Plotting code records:
───

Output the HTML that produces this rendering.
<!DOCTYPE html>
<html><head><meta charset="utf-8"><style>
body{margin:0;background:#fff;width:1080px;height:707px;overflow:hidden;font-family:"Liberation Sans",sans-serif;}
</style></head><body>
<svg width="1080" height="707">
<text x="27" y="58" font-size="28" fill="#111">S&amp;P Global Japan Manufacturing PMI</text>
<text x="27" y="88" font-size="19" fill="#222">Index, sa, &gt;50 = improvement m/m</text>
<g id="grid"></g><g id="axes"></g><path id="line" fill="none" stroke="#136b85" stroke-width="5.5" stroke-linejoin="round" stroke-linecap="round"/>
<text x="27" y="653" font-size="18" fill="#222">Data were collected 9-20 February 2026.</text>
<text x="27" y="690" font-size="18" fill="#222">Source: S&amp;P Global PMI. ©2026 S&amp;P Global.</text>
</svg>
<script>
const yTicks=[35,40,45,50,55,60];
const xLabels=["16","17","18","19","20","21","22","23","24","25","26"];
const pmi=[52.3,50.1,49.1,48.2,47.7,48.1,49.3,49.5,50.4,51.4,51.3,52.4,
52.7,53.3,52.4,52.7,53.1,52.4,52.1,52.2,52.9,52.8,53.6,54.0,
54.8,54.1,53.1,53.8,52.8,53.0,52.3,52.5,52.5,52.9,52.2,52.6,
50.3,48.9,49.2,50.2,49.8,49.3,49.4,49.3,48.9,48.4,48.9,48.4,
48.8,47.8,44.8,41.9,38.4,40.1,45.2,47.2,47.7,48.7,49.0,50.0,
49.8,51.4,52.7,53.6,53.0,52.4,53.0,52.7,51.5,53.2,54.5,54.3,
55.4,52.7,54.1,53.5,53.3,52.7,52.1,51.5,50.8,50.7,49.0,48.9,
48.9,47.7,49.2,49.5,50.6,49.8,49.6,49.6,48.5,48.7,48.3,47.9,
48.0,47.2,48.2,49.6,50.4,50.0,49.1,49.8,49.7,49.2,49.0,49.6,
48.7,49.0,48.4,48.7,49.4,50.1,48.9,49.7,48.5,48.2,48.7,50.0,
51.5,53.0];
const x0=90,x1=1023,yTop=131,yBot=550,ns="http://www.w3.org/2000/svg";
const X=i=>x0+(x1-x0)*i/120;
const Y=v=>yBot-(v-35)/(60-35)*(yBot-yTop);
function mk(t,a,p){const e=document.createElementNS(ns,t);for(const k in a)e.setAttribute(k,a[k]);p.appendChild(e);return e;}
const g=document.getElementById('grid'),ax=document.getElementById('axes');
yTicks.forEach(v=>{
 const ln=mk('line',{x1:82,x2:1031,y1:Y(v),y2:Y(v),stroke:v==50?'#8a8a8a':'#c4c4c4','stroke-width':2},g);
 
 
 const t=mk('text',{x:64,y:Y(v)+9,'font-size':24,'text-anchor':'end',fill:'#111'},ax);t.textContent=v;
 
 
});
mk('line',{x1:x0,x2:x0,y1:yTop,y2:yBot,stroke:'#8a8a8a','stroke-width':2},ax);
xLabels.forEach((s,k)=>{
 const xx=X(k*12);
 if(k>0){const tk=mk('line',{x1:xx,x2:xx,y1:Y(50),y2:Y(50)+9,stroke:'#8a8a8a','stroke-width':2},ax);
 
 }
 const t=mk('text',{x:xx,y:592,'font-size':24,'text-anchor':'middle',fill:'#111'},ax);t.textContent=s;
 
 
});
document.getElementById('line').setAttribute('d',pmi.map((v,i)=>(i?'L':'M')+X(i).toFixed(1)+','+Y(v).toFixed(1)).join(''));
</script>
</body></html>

───

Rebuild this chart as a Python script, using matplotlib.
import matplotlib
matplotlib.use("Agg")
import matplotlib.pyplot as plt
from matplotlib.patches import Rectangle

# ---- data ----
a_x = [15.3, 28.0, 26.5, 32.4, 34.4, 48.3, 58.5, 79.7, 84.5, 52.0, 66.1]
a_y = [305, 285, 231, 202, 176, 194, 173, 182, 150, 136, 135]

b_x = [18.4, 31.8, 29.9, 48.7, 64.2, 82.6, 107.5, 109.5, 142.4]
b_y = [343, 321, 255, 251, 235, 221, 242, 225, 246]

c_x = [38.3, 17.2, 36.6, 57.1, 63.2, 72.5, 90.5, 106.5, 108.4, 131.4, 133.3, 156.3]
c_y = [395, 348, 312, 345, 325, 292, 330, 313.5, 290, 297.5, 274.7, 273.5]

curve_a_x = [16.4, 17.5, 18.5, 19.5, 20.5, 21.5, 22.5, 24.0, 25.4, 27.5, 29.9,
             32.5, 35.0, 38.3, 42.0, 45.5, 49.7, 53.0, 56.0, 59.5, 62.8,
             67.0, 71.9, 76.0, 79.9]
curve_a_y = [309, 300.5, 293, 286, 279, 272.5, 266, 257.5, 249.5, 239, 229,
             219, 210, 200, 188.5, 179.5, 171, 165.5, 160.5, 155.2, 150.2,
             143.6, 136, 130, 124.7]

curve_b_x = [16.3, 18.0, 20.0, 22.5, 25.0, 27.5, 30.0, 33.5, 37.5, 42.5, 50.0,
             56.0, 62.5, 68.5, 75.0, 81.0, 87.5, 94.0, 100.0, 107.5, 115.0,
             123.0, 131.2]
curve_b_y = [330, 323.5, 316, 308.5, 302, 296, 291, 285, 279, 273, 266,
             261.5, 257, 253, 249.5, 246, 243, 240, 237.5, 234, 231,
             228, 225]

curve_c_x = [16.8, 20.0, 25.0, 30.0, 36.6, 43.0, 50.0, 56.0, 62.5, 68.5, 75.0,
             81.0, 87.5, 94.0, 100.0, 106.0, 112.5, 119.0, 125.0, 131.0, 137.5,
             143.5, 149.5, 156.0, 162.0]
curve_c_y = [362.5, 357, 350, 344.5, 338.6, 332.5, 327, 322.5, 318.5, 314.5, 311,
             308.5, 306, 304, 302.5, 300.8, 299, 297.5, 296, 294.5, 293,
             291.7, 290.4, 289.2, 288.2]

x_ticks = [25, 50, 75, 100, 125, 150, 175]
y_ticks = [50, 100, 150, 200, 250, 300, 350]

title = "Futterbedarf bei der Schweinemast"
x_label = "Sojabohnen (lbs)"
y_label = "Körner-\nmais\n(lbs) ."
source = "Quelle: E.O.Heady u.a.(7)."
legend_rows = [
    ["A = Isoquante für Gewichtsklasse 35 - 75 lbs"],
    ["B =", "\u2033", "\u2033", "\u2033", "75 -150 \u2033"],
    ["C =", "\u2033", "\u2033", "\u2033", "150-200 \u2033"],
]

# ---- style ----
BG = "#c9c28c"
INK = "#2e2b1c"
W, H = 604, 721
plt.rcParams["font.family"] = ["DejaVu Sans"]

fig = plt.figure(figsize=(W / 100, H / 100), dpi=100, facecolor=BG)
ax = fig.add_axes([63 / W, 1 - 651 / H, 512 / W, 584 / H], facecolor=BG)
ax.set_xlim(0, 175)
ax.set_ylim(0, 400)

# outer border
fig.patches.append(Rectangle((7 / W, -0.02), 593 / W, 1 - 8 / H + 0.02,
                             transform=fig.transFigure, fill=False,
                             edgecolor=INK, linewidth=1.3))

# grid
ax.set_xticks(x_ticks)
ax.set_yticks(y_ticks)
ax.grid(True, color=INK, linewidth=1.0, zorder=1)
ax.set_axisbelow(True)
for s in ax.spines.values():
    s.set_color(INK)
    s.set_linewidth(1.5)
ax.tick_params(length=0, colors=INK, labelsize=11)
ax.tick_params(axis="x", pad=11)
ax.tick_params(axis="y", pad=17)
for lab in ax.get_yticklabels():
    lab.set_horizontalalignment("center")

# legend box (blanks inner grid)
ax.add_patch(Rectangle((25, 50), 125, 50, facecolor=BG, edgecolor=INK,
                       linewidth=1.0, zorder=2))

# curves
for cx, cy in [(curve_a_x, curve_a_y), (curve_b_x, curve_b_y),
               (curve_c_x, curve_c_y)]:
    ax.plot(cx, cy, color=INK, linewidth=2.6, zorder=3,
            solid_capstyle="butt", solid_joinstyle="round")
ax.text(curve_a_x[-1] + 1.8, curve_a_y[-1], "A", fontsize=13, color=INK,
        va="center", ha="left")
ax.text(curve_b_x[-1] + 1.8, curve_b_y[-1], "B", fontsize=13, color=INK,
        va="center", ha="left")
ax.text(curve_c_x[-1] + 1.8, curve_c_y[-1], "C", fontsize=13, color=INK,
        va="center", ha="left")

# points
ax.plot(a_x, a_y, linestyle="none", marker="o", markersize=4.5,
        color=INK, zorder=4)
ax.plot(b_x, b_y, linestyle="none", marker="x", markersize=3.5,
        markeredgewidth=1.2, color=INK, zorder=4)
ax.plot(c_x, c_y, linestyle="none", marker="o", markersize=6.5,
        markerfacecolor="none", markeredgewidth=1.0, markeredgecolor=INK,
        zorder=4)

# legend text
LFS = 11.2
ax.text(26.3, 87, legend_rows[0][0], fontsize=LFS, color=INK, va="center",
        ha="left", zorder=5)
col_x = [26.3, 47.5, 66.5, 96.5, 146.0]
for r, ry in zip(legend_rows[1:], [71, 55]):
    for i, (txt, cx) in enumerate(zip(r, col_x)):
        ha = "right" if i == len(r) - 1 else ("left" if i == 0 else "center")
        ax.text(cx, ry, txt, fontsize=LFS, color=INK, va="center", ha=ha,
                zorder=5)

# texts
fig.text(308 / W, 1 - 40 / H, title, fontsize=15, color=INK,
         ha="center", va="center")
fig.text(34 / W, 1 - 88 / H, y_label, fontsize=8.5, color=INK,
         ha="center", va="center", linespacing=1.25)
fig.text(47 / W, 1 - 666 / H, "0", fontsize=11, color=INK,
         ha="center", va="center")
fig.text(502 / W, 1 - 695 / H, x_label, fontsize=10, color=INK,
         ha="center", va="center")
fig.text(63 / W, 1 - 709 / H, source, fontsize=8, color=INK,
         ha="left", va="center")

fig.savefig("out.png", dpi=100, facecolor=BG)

───

* [EXERCISE DETAILS]:
Within the listing above, give again exactly every line from the line with "Rebuild this chart" through the line with "297.5, 274.7, 273.5]", both included, and no other line.

* [COMPLETE RESPONSE]:
Rebuild this chart as a Python script, using matplotlib.
import matplotlib
matplotlib.use("Agg")
import matplotlib.pyplot as plt
from matplotlib.patches import Rectangle

# ---- data ----
a_x = [15.3, 28.0, 26.5, 32.4, 34.4, 48.3, 58.5, 79.7, 84.5, 52.0, 66.1]
a_y = [305, 285, 231, 202, 176, 194, 173, 182, 150, 136, 135]

b_x = [18.4, 31.8, 29.9, 48.7, 64.2, 82.6, 107.5, 109.5, 142.4]
b_y = [343, 321, 255, 251, 235, 221, 242, 225, 246]

c_x = [38.3, 17.2, 36.6, 57.1, 63.2, 72.5, 90.5, 106.5, 108.4, 131.4, 133.3, 156.3]
c_y = [395, 348, 312, 345, 325, 292, 330, 313.5, 290, 297.5, 274.7, 273.5]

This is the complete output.